* _Material provided_
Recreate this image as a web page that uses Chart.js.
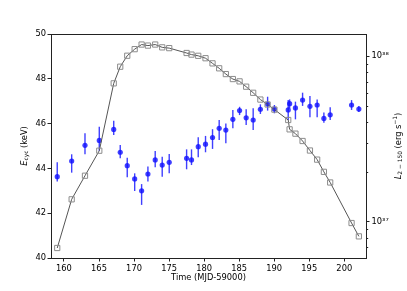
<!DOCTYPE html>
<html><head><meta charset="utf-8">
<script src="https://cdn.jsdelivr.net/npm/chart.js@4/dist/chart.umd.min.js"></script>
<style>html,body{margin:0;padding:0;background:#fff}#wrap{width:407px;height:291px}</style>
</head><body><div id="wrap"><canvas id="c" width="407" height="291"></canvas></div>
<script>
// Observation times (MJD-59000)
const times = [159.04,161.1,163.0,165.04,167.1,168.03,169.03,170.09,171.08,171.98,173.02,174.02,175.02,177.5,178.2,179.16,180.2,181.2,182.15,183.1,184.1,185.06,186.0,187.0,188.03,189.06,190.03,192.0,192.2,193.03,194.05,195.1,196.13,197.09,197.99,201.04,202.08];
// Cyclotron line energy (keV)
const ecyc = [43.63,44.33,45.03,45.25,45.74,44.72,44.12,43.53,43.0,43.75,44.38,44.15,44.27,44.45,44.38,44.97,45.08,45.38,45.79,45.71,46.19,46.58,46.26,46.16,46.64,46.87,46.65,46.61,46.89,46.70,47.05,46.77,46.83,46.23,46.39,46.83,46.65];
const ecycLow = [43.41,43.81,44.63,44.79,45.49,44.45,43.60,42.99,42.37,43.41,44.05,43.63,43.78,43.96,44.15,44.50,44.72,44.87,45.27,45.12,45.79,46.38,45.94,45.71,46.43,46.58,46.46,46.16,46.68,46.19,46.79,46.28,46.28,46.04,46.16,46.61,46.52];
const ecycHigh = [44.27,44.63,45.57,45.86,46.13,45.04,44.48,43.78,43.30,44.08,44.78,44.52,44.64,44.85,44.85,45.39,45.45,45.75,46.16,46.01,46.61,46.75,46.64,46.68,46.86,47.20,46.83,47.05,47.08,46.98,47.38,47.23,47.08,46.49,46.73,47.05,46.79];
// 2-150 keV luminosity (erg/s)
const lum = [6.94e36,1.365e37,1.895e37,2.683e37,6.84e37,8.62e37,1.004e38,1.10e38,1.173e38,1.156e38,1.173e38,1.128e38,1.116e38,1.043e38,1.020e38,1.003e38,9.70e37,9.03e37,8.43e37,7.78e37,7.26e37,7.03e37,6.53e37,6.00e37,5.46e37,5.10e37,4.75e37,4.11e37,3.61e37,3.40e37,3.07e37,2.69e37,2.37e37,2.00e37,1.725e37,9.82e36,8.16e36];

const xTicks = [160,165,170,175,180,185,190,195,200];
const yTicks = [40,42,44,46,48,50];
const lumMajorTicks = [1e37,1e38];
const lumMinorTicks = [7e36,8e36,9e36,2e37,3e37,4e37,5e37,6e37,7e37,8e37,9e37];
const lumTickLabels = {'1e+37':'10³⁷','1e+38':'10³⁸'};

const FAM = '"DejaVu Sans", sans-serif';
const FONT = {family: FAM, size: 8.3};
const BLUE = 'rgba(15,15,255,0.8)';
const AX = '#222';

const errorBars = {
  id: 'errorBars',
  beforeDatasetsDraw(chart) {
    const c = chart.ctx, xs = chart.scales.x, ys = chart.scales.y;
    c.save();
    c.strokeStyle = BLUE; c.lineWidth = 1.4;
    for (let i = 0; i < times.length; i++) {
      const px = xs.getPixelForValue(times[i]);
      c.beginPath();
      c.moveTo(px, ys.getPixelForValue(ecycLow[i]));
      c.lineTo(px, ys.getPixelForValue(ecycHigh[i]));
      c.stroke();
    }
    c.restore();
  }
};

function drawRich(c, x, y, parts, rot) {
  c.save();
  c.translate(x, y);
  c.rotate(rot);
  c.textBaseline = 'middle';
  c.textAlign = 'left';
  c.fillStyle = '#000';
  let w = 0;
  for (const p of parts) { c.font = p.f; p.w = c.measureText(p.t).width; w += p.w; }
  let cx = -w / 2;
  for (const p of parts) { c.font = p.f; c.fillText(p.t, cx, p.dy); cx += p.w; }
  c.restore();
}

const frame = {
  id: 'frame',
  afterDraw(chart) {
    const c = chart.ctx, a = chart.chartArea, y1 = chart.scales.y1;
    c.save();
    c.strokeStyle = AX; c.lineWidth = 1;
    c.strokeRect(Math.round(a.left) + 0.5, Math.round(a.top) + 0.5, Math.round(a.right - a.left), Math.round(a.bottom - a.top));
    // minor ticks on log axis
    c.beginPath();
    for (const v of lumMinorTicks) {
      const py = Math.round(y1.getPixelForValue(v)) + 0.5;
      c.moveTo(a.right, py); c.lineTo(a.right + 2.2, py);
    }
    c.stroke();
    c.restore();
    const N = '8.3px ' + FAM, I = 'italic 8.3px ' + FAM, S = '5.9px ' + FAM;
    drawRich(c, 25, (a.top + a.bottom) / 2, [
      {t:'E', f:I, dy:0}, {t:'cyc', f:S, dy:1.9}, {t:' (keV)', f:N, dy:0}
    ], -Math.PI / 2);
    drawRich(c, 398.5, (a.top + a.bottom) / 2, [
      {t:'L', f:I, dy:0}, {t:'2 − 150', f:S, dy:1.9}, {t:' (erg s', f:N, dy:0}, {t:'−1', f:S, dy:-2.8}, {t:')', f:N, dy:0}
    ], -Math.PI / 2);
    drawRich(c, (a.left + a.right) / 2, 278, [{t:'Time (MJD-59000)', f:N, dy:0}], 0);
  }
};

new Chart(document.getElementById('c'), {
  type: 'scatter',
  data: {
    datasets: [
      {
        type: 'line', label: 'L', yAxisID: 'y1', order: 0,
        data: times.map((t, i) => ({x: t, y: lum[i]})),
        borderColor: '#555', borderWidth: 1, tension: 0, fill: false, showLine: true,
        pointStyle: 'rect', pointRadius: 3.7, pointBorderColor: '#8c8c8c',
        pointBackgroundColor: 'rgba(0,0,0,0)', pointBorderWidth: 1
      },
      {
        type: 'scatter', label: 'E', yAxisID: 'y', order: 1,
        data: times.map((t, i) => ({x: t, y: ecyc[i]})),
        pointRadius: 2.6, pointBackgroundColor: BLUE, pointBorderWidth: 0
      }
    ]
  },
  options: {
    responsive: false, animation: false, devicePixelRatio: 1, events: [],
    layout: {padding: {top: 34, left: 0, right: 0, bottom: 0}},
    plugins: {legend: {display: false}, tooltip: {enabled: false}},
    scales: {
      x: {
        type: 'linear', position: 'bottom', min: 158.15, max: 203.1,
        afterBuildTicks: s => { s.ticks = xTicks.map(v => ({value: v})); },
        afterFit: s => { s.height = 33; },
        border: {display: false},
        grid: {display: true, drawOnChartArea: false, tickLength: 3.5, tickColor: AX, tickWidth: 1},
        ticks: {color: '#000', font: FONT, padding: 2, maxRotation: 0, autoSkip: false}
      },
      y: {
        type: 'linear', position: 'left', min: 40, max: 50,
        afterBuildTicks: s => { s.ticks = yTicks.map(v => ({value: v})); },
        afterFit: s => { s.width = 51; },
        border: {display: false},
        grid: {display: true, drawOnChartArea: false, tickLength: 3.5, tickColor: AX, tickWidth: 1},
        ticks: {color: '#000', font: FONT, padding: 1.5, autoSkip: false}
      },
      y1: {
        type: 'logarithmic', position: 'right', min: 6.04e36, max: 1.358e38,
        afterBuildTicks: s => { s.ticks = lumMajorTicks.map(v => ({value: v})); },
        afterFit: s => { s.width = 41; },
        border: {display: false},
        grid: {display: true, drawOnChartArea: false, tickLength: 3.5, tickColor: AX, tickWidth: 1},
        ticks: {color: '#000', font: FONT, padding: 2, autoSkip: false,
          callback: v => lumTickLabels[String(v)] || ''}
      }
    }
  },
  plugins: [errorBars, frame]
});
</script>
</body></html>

* _Objective_
Copy the material above in full and exactly, skipping pictures.

* _Reply to the task_
Recreate this image as a web page that uses Chart.js.
<!DOCTYPE html>
<html><head><meta charset="utf-8">
<script src="https://cdn.jsdelivr.net/npm/chart.js@4/dist/chart.umd.min.js"></script>
<style>html,body{margin:0;padding:0;background:#fff}#wrap{width:407px;height:291px}</style>
</head><body><div id="wrap"><canvas id="c" width="407" height="291"></canvas></div>
<script>
// Observation times (MJD-59000)
const times = [159.04,161.1,163.0,165.04,167.1,168.03,169.03,170.09,171.08,171.98,173.02,174.02,175.02,177.5,178.2,179.16,180.2,181.2,182.15,183.1,184.1,185.06,186.0,187.0,188.03,189.06,190.03,192.0,192.2,193.03,194.05,195.1,196.13,197.09,197.99,201.04,202.08];
// Cyclotron line energy (keV)
const ecyc = [43.63,44.33,45.03,45.25,45.74,44.72,44.12,43.53,43.0,43.75,44.38,44.15,44.27,44.45,44.38,44.97,45.08,45.38,45.79,45.71,46.19,46.58,46.26,46.16,46.64,46.87,46.65,46.61,46.89,46.70,47.05,46.77,46.83,46.23,46.39,46.83,46.65];
const ecycLow = [43.41,43.81,44.63,44.79,45.49,44.45,43.60,42.99,42.37,43.41,44.05,43.63,43.78,43.96,44.15,44.50,44.72,44.87,45.27,45.12,45.79,46.38,45.94,45.71,46.43,46.58,46.46,46.16,46.68,46.19,46.79,46.28,46.28,46.04,46.16,46.61,46.52];
const ecycHigh = [44.27,44.63,45.57,45.86,46.13,45.04,44.48,43.78,43.30,44.08,44.78,44.52,44.64,44.85,44.85,45.39,45.45,45.75,46.16,46.01,46.61,46.75,46.64,46.68,46.86,47.20,46.83,47.05,47.08,46.98,47.38,47.23,47.08,46.49,46.73,47.05,46.79];
// 2-150 keV luminosity (erg/s)
const lum = [6.94e36,1.365e37,1.895e37,2.683e37,6.84e37,8.62e37,1.004e38,1.10e38,1.173e38,1.156e38,1.173e38,1.128e38,1.116e38,1.043e38,1.020e38,1.003e38,9.70e37,9.03e37,8.43e37,7.78e37,7.26e37,7.03e37,6.53e37,6.00e37,5.46e37,5.10e37,4.75e37,4.11e37,3.61e37,3.40e37,3.07e37,2.69e37,2.37e37,2.00e37,1.725e37,9.82e36,8.16e36];

const xTicks = [160,165,170,175,180,185,190,195,200];
const yTicks = [40,42,44,46,48,50];
const lumMajorTicks = [1e37,1e38];
const lumMinorTicks = [7e36,8e36,9e36,2e37,3e37,4e37,5e37,6e37,7e37,8e37,9e37];
const lumTickLabels = {'1e+37':'10³⁷','1e+38':'10³⁸'};

const FAM = '"DejaVu Sans", sans-serif';
const FONT = {family: FAM, size: 8.3};
const BLUE = 'rgba(15,15,255,0.8)';
const AX = '#222';

const errorBars = {
  id: 'errorBars',
  beforeDatasetsDraw(chart) {
    const c = chart.ctx, xs = chart.scales.x, ys = chart.scales.y;
    c.save();
    c.strokeStyle = BLUE; c.lineWidth = 1.4;
    for (let i = 0; i < times.length; i++) {
      const px = xs.getPixelForValue(times[i]);
      c.beginPath();
      c.moveTo(px, ys.getPixelForValue(ecycLow[i]));
      c.lineTo(px, ys.getPixelForValue(ecycHigh[i]));
      c.stroke();
    }
    c.restore();
  }
};

function drawRich(c, x, y, parts, rot) {
  c.save();
  c.translate(x, y);
  c.rotate(rot);
  c.textBaseline = 'middle';
  c.textAlign = 'left';
  c.fillStyle = '#000';
  let w = 0;
  for (const p of parts) { c.font = p.f; p.w = c.measureText(p.t).width; w += p.w; }
  let cx = -w / 2;
  for (const p of parts) { c.font = p.f; c.fillText(p.t, cx, p.dy); cx += p.w; }
  c.restore();
}

const frame = {
  id: 'frame',
  afterDraw(chart) {
    const c = chart.ctx, a = chart.chartArea, y1 = chart.scales.y1;
    c.save();
    c.strokeStyle = AX; c.lineWidth = 1;
    c.strokeRect(Math.round(a.left) + 0.5, Math.round(a.top) + 0.5, Math.round(a.right - a.left), Math.round(a.bottom - a.top));
    // minor ticks on log axis
    c.beginPath();
    for (const v of lumMinorTicks) {
      const py = Math.round(y1.getPixelForValue(v)) + 0.5;
      c.moveTo(a.right, py); c.lineTo(a.right + 2.2, py);
    }
    c.stroke();
    c.restore();
    const N = '8.3px ' + FAM, I = 'italic 8.3px ' + FAM, S = '5.9px ' + FAM;
    drawRich(c, 25, (a.top + a.bottom) / 2, [
      {t:'E', f:I, dy:0}, {t:'cyc', f:S, dy:1.9}, {t:' (keV)', f:N, dy:0}
    ], -Math.PI / 2);
    drawRich(c, 398.5, (a.top + a.bottom) / 2, [
      {t:'L', f:I, dy:0}, {t:'2 − 150', f:S, dy:1.9}, {t:' (erg s', f:N, dy:0}, {t:'−1', f:S, dy:-2.8}, {t:')', f:N, dy:0}
    ], -Math.PI / 2);
    drawRich(c, (a.left + a.right) / 2, 278, [{t:'Time (MJD-59000)', f:N, dy:0}], 0);
  }
};

new Chart(document.getElementById('c'), {
  type: 'scatter',
  data: {
    datasets: [
      {
        type: 'line', label: 'L', yAxisID: 'y1', order: 0,
        data: times.map((t, i) => ({x: t, y: lum[i]})),
        borderColor: '#555', borderWidth: 1, tension: 0, fill: false, showLine: true,
        pointStyle: 'rect', pointRadius: 3.7, pointBorderColor: '#8c8c8c',
        pointBackgroundColor: 'rgba(0,0,0,0)', pointBorderWidth: 1
      },
      {
        type: 'scatter', label: 'E', yAxisID: 'y', order: 1,
        data: times.map((t, i) => ({x: t, y: ecyc[i]})),
        pointRadius: 2.6, pointBackgroundColor: BLUE, pointBorderWidth: 0
      }
    ]
  },
  options: {
    responsive: false, animation: false, devicePixelRatio: 1, events: [],
    layout: {padding: {top: 34, left: 0, right: 0, bottom: 0}},
    plugins: {legend: {display: false}, tooltip: {enabled: false}},
    scales: {
      x: {
        type: 'linear', position: 'bottom', min: 158.15, max: 203.1,
        afterBuildTicks: s => { s.ticks = xTicks.map(v => ({value: v})); },
        afterFit: s => { s.height = 33; },
        border: {display: false},
        grid: {display: true, drawOnChartArea: false, tickLength: 3.5, tickColor: AX, tickWidth: 1},
        ticks: {color: '#000', font: FONT, padding: 2, maxRotation: 0, autoSkip: false}
      },
      y: {
        type: 'linear', position: 'left', min: 40, max: 50,
        afterBuildTicks: s => { s.ticks = yTicks.map(v => ({value: v})); },
        afterFit: s => { s.width = 51; },
        border: {display: false},
        grid: {display: true, drawOnChartArea: false, tickLength: 3.5, tickColor: AX, tickWidth: 1},
        ticks: {color: '#000', font: FONT, padding: 1.5, autoSkip: false}
      },
      y1: {
        type: 'logarithmic', position: 'right', min: 6.04e36, max: 1.358e38,
        afterBuildTicks: s => { s.ticks = lumMajorTicks.map(v => ({value: v})); },
        afterFit: s => { s.width = 41; },
        border: {display: false},
        grid: {display: true, drawOnChartArea: false, tickLength: 3.5, tickColor: AX, tickWidth: 1},
        ticks: {color: '#000', font: FONT, padding: 2, autoSkip: false,
          callback: v => lumTickLabels[String(v)] || ''}
      }
    }
  },
  plugins: [errorBars, frame]
});
</script>
</body></html>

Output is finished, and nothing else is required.